What the task requires :: Your task is to repeat the entries underneath exactly, minus the pictures.

=-=-=-=-=

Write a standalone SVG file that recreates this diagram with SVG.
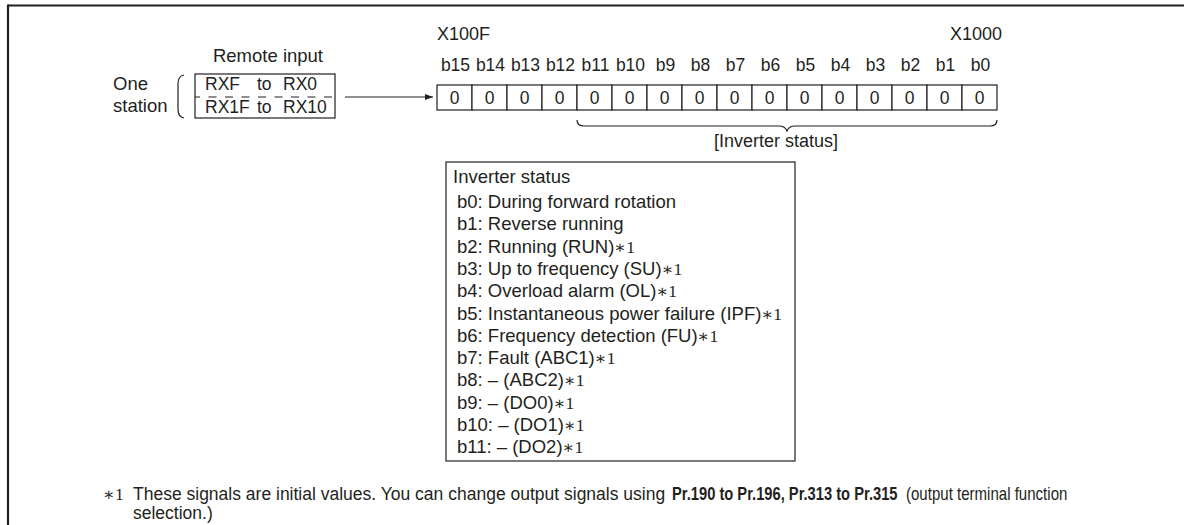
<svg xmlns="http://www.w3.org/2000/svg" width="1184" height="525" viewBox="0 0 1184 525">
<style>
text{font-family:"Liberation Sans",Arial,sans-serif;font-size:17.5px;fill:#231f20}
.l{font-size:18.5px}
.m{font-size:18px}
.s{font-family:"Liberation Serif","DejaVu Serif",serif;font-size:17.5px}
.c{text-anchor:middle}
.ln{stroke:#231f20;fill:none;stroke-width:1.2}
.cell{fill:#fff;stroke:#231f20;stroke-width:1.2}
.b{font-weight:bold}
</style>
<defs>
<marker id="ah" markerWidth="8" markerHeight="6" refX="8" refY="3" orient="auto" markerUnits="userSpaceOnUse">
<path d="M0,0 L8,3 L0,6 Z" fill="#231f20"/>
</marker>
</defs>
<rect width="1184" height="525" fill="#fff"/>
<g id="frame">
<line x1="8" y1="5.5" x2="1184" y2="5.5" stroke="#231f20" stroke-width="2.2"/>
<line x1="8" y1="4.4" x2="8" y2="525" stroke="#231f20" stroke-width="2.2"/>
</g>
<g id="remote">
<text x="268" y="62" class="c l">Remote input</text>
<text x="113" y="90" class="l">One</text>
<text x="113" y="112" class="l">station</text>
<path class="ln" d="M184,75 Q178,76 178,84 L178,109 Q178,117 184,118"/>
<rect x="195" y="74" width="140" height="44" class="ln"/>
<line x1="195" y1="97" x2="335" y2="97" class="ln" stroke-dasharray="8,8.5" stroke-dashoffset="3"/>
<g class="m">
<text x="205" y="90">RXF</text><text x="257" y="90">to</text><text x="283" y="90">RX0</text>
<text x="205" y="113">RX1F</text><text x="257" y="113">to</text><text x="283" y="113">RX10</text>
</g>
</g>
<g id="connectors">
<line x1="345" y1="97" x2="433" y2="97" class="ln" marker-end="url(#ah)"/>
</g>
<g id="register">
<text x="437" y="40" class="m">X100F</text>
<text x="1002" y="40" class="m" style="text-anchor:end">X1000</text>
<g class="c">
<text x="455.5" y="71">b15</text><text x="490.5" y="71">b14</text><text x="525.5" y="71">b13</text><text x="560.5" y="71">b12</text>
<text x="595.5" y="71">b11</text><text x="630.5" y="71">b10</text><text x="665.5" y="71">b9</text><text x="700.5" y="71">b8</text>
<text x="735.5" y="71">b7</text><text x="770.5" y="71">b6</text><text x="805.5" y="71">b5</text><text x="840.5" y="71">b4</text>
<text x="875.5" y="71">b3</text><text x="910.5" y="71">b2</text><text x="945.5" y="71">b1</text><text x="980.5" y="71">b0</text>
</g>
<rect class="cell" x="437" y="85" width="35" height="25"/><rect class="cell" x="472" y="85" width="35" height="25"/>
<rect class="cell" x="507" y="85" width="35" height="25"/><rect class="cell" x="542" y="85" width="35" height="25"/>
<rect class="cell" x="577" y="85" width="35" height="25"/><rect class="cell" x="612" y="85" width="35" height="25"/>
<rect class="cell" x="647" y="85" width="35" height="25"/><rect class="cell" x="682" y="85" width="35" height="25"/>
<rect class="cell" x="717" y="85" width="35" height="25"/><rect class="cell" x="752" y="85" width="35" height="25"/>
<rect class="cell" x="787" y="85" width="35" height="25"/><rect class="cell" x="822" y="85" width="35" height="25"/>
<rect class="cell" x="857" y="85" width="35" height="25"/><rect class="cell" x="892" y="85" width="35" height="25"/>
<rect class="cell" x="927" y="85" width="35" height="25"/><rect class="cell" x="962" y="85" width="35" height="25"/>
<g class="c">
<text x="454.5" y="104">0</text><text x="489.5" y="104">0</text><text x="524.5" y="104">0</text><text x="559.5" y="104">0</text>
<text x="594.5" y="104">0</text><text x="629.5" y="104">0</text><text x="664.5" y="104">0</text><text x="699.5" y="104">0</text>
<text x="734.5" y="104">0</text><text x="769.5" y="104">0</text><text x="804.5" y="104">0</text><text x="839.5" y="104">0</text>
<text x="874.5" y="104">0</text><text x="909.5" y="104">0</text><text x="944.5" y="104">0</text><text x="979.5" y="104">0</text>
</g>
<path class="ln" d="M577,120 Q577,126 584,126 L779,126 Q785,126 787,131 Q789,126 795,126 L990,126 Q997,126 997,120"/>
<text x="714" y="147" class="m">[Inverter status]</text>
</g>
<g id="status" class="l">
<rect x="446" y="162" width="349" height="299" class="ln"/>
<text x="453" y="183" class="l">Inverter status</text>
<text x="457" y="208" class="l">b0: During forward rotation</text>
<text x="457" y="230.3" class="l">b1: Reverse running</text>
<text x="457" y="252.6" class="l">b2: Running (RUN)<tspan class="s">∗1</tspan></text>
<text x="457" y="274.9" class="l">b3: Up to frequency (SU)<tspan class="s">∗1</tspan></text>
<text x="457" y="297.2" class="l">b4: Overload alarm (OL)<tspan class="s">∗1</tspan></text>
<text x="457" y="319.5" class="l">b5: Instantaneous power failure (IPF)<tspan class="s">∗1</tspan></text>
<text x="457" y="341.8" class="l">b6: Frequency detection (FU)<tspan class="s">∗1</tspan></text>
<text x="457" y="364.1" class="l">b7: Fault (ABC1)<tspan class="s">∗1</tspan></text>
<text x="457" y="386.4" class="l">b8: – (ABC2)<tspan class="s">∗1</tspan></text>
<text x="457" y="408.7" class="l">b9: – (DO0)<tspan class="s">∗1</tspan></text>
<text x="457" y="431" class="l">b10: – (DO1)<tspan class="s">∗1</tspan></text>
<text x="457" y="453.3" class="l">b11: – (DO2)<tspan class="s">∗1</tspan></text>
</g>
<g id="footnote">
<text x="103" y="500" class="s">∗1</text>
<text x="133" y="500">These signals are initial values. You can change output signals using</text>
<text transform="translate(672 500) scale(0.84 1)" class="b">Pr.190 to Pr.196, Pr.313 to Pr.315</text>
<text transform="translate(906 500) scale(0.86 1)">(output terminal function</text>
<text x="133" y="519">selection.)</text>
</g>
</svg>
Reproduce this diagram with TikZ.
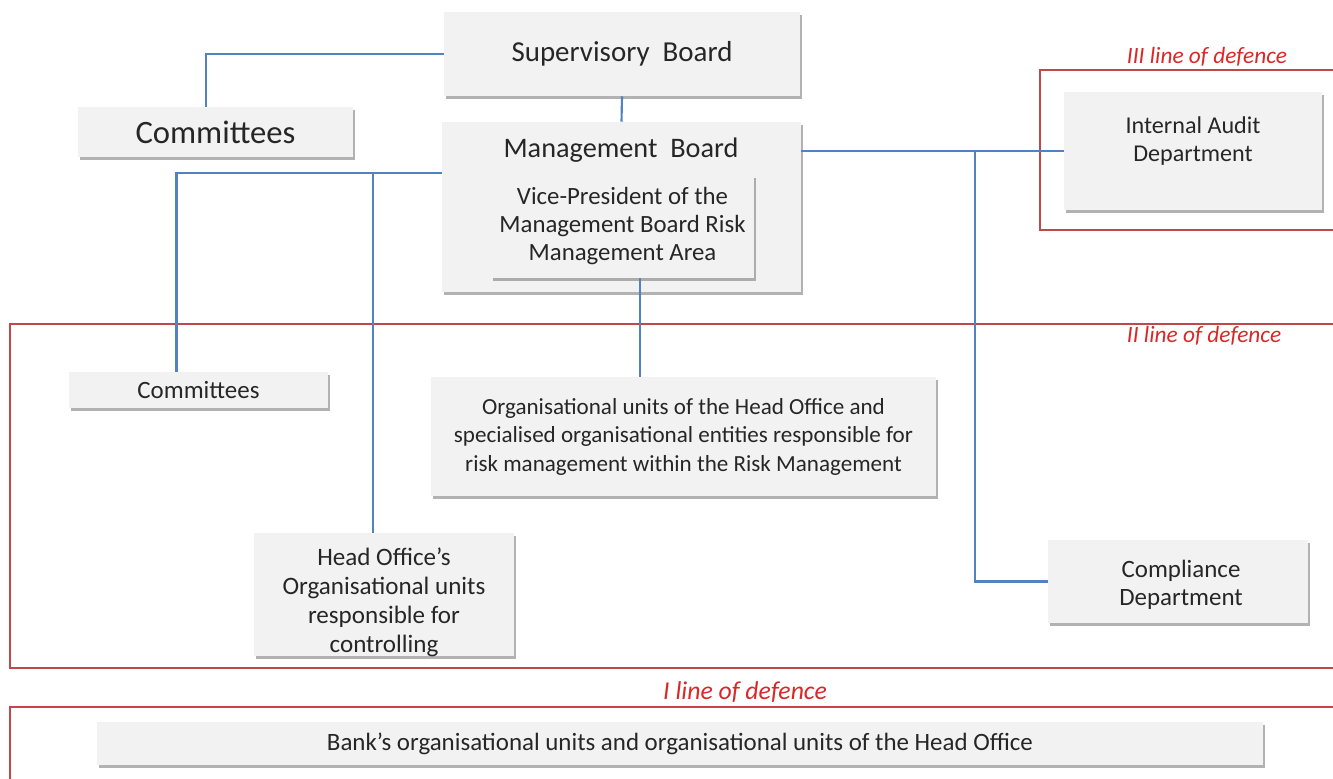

=-=-=-=-=

Final answer ::
Write a standalone SVG file that recreates this diagram with SVG.
<svg xmlns="http://www.w3.org/2000/svg" width="1184" height="525" viewBox="0 0 1184 525">
<style>
text{font-family:"Liberation Sans",Arial,sans-serif;font-size:17.5px;fill:#231f20}
.l{font-size:18.5px}
.m{font-size:18px}
.s{font-family:"Liberation Serif","DejaVu Serif",serif;font-size:17.5px}
.c{text-anchor:middle}
.ln{stroke:#231f20;fill:none;stroke-width:1.2}
.cell{fill:#fff;stroke:#231f20;stroke-width:1.2}
.b{font-weight:bold}
</style>
<defs>
<marker id="ah" markerWidth="8" markerHeight="6" refX="8" refY="3" orient="auto" markerUnits="userSpaceOnUse">
<path d="M0,0 L8,3 L0,6 Z" fill="#231f20"/>
</marker>
</defs>
<rect width="1184" height="525" fill="#fff"/>
<g id="frame">
<line x1="8" y1="5.5" x2="1184" y2="5.5" stroke="#231f20" stroke-width="2.2"/>
<line x1="8" y1="4.4" x2="8" y2="525" stroke="#231f20" stroke-width="2.2"/>
</g>
<g id="remote">
<text x="268" y="62" class="c l">Remote input</text>
<text x="113" y="90" class="l">One</text>
<text x="113" y="112" class="l">station</text>
<path class="ln" d="M184,75 Q178,76 178,84 L178,109 Q178,117 184,118"/>
<rect x="195" y="74" width="140" height="44" class="ln"/>
<line x1="195" y1="97" x2="335" y2="97" class="ln" stroke-dasharray="8,8.5" stroke-dashoffset="3"/>
<g class="m">
<text x="205" y="90">RXF</text><text x="257" y="90">to</text><text x="283" y="90">RX0</text>
<text x="205" y="113">RX1F</text><text x="257" y="113">to</text><text x="283" y="113">RX10</text>
</g>
</g>
<g id="connectors">
<line x1="345" y1="97" x2="433" y2="97" class="ln" marker-end="url(#ah)"/>
</g>
<g id="register">
<text x="437" y="40" class="m">X100F</text>
<text x="1002" y="40" class="m" style="text-anchor:end">X1000</text>
<g class="c">
<text x="455.5" y="71">b15</text><text x="490.5" y="71">b14</text><text x="525.5" y="71">b13</text><text x="560.5" y="71">b12</text>
<text x="595.5" y="71">b11</text><text x="630.5" y="71">b10</text><text x="665.5" y="71">b9</text><text x="700.5" y="71">b8</text>
<text x="735.5" y="71">b7</text><text x="770.5" y="71">b6</text><text x="805.5" y="71">b5</text><text x="840.5" y="71">b4</text>
<text x="875.5" y="71">b3</text><text x="910.5" y="71">b2</text><text x="945.5" y="71">b1</text><text x="980.5" y="71">b0</text>
</g>
<rect class="cell" x="437" y="85" width="35" height="25"/><rect class="cell" x="472" y="85" width="35" height="25"/>
<rect class="cell" x="507" y="85" width="35" height="25"/><rect class="cell" x="542" y="85" width="35" height="25"/>
<rect class="cell" x="577" y="85" width="35" height="25"/><rect class="cell" x="612" y="85" width="35" height="25"/>
<rect class="cell" x="647" y="85" width="35" height="25"/><rect class="cell" x="682" y="85" width="35" height="25"/>
<rect class="cell" x="717" y="85" width="35" height="25"/><rect class="cell" x="752" y="85" width="35" height="25"/>
<rect class="cell" x="787" y="85" width="35" height="25"/><rect class="cell" x="822" y="85" width="35" height="25"/>
<rect class="cell" x="857" y="85" width="35" height="25"/><rect class="cell" x="892" y="85" width="35" height="25"/>
<rect class="cell" x="927" y="85" width="35" height="25"/><rect class="cell" x="962" y="85" width="35" height="25"/>
<g class="c">
<text x="454.5" y="104">0</text><text x="489.5" y="104">0</text><text x="524.5" y="104">0</text><text x="559.5" y="104">0</text>
<text x="594.5" y="104">0</text><text x="629.5" y="104">0</text><text x="664.5" y="104">0</text><text x="699.5" y="104">0</text>
<text x="734.5" y="104">0</text><text x="769.5" y="104">0</text><text x="804.5" y="104">0</text><text x="839.5" y="104">0</text>
<text x="874.5" y="104">0</text><text x="909.5" y="104">0</text><text x="944.5" y="104">0</text><text x="979.5" y="104">0</text>
</g>
<path class="ln" d="M577,120 Q577,126 584,126 L779,126 Q785,126 787,131 Q789,126 795,126 L990,126 Q997,126 997,120"/>
<text x="714" y="147" class="m">[Inverter status]</text>
</g>
<g id="status" class="l">
<rect x="446" y="162" width="349" height="299" class="ln"/>
<text x="453" y="183" class="l">Inverter status</text>
<text x="457" y="208" class="l">b0: During forward rotation</text>
<text x="457" y="230.3" class="l">b1: Reverse running</text>
<text x="457" y="252.6" class="l">b2: Running (RUN)<tspan class="s">∗1</tspan></text>
<text x="457" y="274.9" class="l">b3: Up to frequency (SU)<tspan class="s">∗1</tspan></text>
<text x="457" y="297.2" class="l">b4: Overload alarm (OL)<tspan class="s">∗1</tspan></text>
<text x="457" y="319.5" class="l">b5: Instantaneous power failure (IPF)<tspan class="s">∗1</tspan></text>
<text x="457" y="341.8" class="l">b6: Frequency detection (FU)<tspan class="s">∗1</tspan></text>
<text x="457" y="364.1" class="l">b7: Fault (ABC1)<tspan class="s">∗1</tspan></text>
<text x="457" y="386.4" class="l">b8: – (ABC2)<tspan class="s">∗1</tspan></text>
<text x="457" y="408.7" class="l">b9: – (DO0)<tspan class="s">∗1</tspan></text>
<text x="457" y="431" class="l">b10: – (DO1)<tspan class="s">∗1</tspan></text>
<text x="457" y="453.3" class="l">b11: – (DO2)<tspan class="s">∗1</tspan></text>
</g>
<g id="footnote">
<text x="103" y="500" class="s">∗1</text>
<text x="133" y="500">These signals are initial values. You can change output signals using</text>
<text transform="translate(672 500) scale(0.84 1)" class="b">Pr.190 to Pr.196, Pr.313 to Pr.315</text>
<text transform="translate(906 500) scale(0.86 1)">(output terminal function</text>
<text x="133" y="519">selection.)</text>
</g>
</svg>
Reproduce this diagram with TikZ.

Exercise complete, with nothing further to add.